Looking back to the challenge that not just Rawkus and company, but also Wu Tang Clan, Native Tongues, Mobb Deep and so on, presented to the “Rap and Bullshit” of Diddy et al, one wonders if it was kayfabe. Kayfabe, for those unaware, is a term from professional wrestling that basically amounts to the maintenance of the illusion and the suspension of disbelief. This allowed fans to route for the “face” and boo the “heel”. There were aesthetic differences of course, but I was not alone among hip-hop heads in being on the road that summer with Wu Tang Clan’s new one, Tony Touch mixtapes with Rawkus singles -and Puff Daddy and The Family’s classic debut. They were characters, of course. Note - this is not to speak of the Death Row/Bad Boy rivalry, which I may revisit in an entry on Dr. Dre and Death Row. That was - not - Kayfabe. And ironically, Suge Knight was an absolute piker, it seems, compared to the (not the good kind of) gangster, Sean Combs.

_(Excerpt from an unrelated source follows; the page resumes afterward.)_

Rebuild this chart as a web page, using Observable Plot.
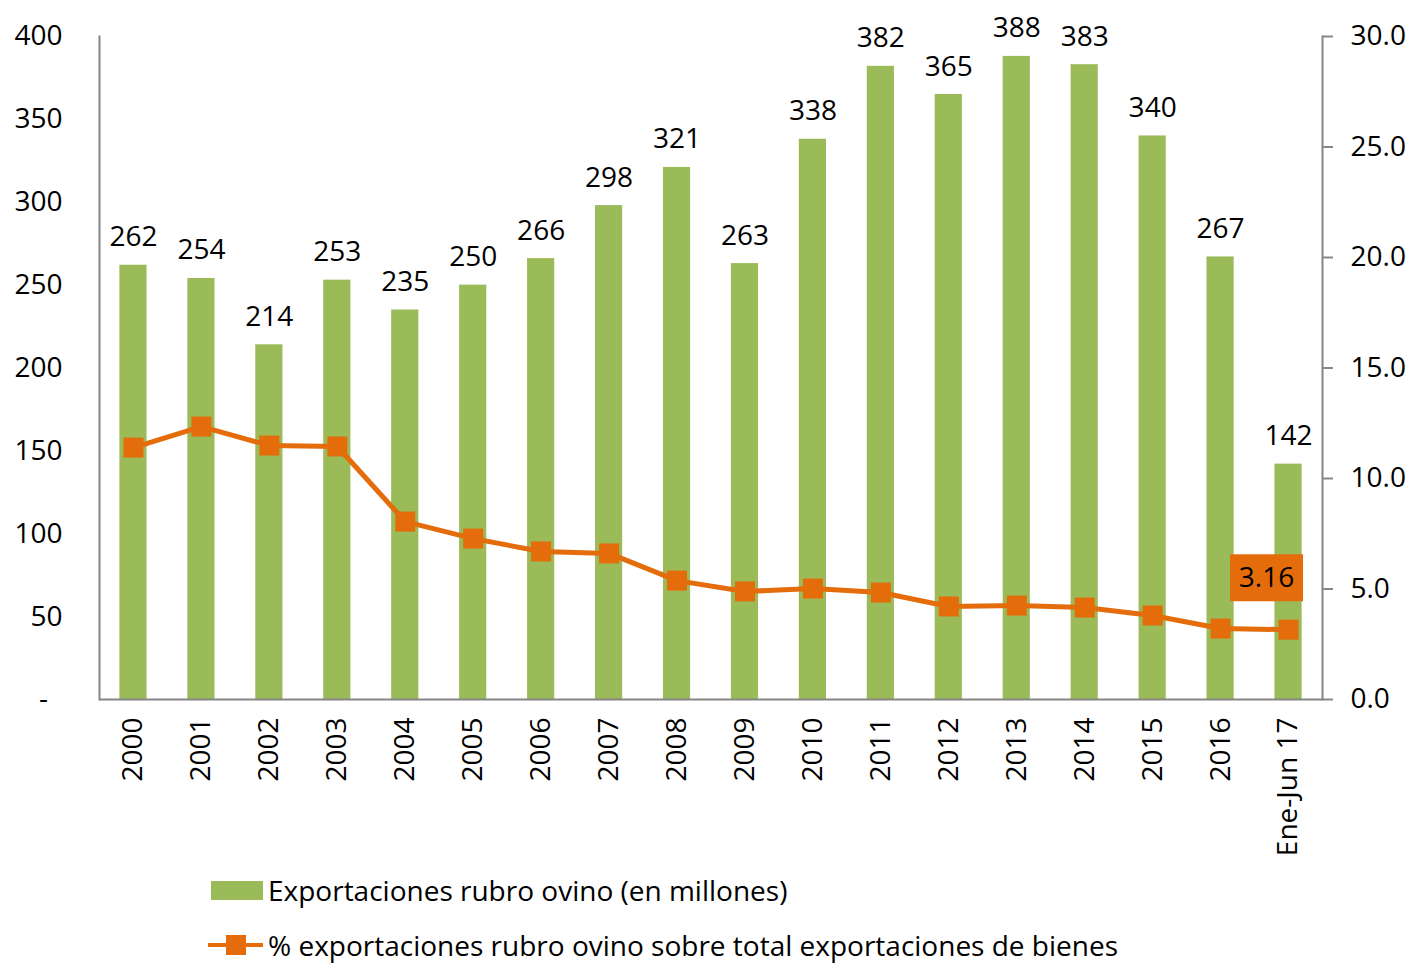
<!DOCTYPE html>
<html>
<head>
<meta charset="utf-8">
<script src="https://cdn.jsdelivr.net/npm/d3@7"></script>
<script src="https://cdn.jsdelivr.net/npm/@observablehq/plot@0.6"></script>
<style>
  body { margin: 0; background: #fff; font-family: "Open Sans", sans-serif; }
  #wrap { position: relative; width: 1412px; height: 965px; overflow: hidden; }
  #legend { position: absolute; left: 0; top: 870px; width: 1412px; height: 95px; }
  .item { position: absolute; left: 208px; height: 30px; display: flex; align-items: center; font-size: 28px; line-height: 30px; color: #000; white-space: nowrap; }
  .sw-bar { width: 52px; height: 19px; background: #9BBB59; margin-left: 3px; margin-right: 5px; }
  .sw-line { position: relative; width: 55px; height: 24px; margin-right: 5px; }
  .sw-line .ln { position: absolute; left: 0; top: 10px; width: 55px; height: 4px; background: #E46C0A; }
  .sw-line .mk { position: absolute; left: 18px; top: 2px; width: 20px; height: 20px; background: #E46C0A; }
</style>
</head>
<body>
<div id="wrap">
  <div id="chart"></div>
  <div id="legend">
    <div class="item" style="top:5px"><div class="sw-bar"></div><span>Exportaciones rubro ovino (en millones)</span></div>
    <div class="item" style="top:60px"><div class="sw-line"><div class="ln"></div><div class="mk"></div></div><span>% exportaciones rubro ovino sobre total exportaciones de bienes</span></div>
  </div>
</div>
<script>
const years = ["2000","2001","2002","2003","2004","2005","2006","2007","2008","2009","2010","2011","2012","2013","2014","2015","2016","Ene-Jun 17"];
const exportsValues = [262,254,214,253,235,250,266,298,321,263,338,382,365,388,383,340,267,142];
const shareValues = [11.4,12.35,11.49,11.45,8.05,7.28,6.7,6.61,5.38,4.89,5.02,4.84,4.21,4.25,4.16,3.8,3.21,3.16];
const leftTicks = [0,50,100,150,200,250,300,350,400];
const rightTicks = [0,5,10,15,20,25,30];

const k = 400 / 30; // right axis (%) mapped onto left axis scale
const data = years.map((y, i) => ({year: y, value: exportsValues[i], share: shareValues[i], shareScaled: shareValues[i] * k}));
const last = data[data.length - 1];

const BAR = "#9BBB59", ORANGE = "#E46C0A", AXIS = "#868686";
const squareSymbol = {draw(ctx) { ctx.rect(-10, -10, 20, 20); }};
const boxSymbol = {draw(ctx) { ctx.rect(-36.5, -23.5, 73, 47); }};

const chart = Plot.plot({
  width: 1412,
  height: 870,
  marginLeft: 99,
  marginRight: 90,
  marginTop: 36,
  marginBottom: 171,
  style: {fontFamily: "Open Sans, sans-serif", fontSize: "28px", color: "#000", background: "#fff"},
  x: {domain: years, paddingInner: 0.6, paddingOuter: 0.3, round: false, label: null},
  y: {domain: [0, 400], label: null},
  marks: [
    Plot.barY(data, {x: "year", y: "value", fill: BAR}),
    Plot.text(data, {x: "year", y: "value", text: d => String(d.value), lineAnchor: "bottom", dy: -19, fontSize: 28, fill: "#000"}),
    Plot.line(data, {x: "year", y: "shareScaled", stroke: ORANGE, strokeWidth: 5}),
    Plot.dot(data, {x: "year", y: "shareScaled", symbol: squareSymbol, fill: ORANGE, stroke: null, r: 10}),
    Plot.dot([last], {x: "year", y: "shareScaled", symbol: boxSymbol, fill: ORANGE, stroke: null, dx: -22, dy: -52, r: 10}),
    Plot.text([last], {x: "year", y: "shareScaled", text: d => d.share.toFixed(2), dx: -22, dy: -52, fontSize: 28, fill: "#000"}),
    Plot.ruleY([0], {stroke: AXIS, strokeWidth: 2}),
    Plot.axisY({ticks: leftTicks, tickFormat: d => d === 0 ? "-\u00a0\u00a0" : String(d), tickSize: 0, tickPadding: 37, fontSize: 28, label: null}),
    Plot.axisY({anchor: "right", ticks: rightTicks.map(v => v * k), tickFormat: d => (d / k).toFixed(1), tickSize: 10, tickPadding: 18, stroke: AXIS, strokeWidth: 2, fontSize: 28, label: null}),
    Plot.axisX({tickRotate: -90, tickSize: 0, tickPadding: 18, fontSize: 28, label: null}),
    Plot.frame({anchor: "left", stroke: AXIS, strokeWidth: 2}),
    Plot.frame({anchor: "right", stroke: AXIS, strokeWidth: 2})
  ]
});
document.getElementById("chart").appendChild(chart);
</script>
</body>
</html>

With the Drake/Kendrick Beef, it was purely about the art and “the culture”, as it were. To a large extent, it was about class even more than race. Lamar was proletarian, with a reputation of being the troubadour of Black Lives Matter. Drake is Will Smith with even less talent, but, if I’m being honest, can write good hooks. I often wonder how a Drake song would sound in the midst of Soundbombing. Would sing-songy vocals and inane lyrics be any different from, say, Mos Def and Nate Dogg’s “Oh No?” on a later volume. Perhaps not. The sound, after all, of authenticity or inauthenticity is entirely context-dependent. And when we move past the specific context in which there are black hats and white hats, heels and faces, we can assess, according to a standard criterion what constitutes genuinely good art. This is what allows for a revisiting of seemingly stayed and mainstream artists of the sixties, from The Fifth Dimension to the Monkees. This, in turn, is indicative of my prediction that Drake would always sound out of place alongside Sir Menelik and R.A. the Rugged Man. As the latter says, “We not like you other MC's riding fake props. I'll be in this rap shit till my fucking heart stops.” To paraphrase Huey Lewis and the News, the underrated 80s pub rock band somewhat discredited by Brett Easton Ellis, if perhaps the heart of rock and roll is no longer beating, certainly the heart of hip-hop is alive and well.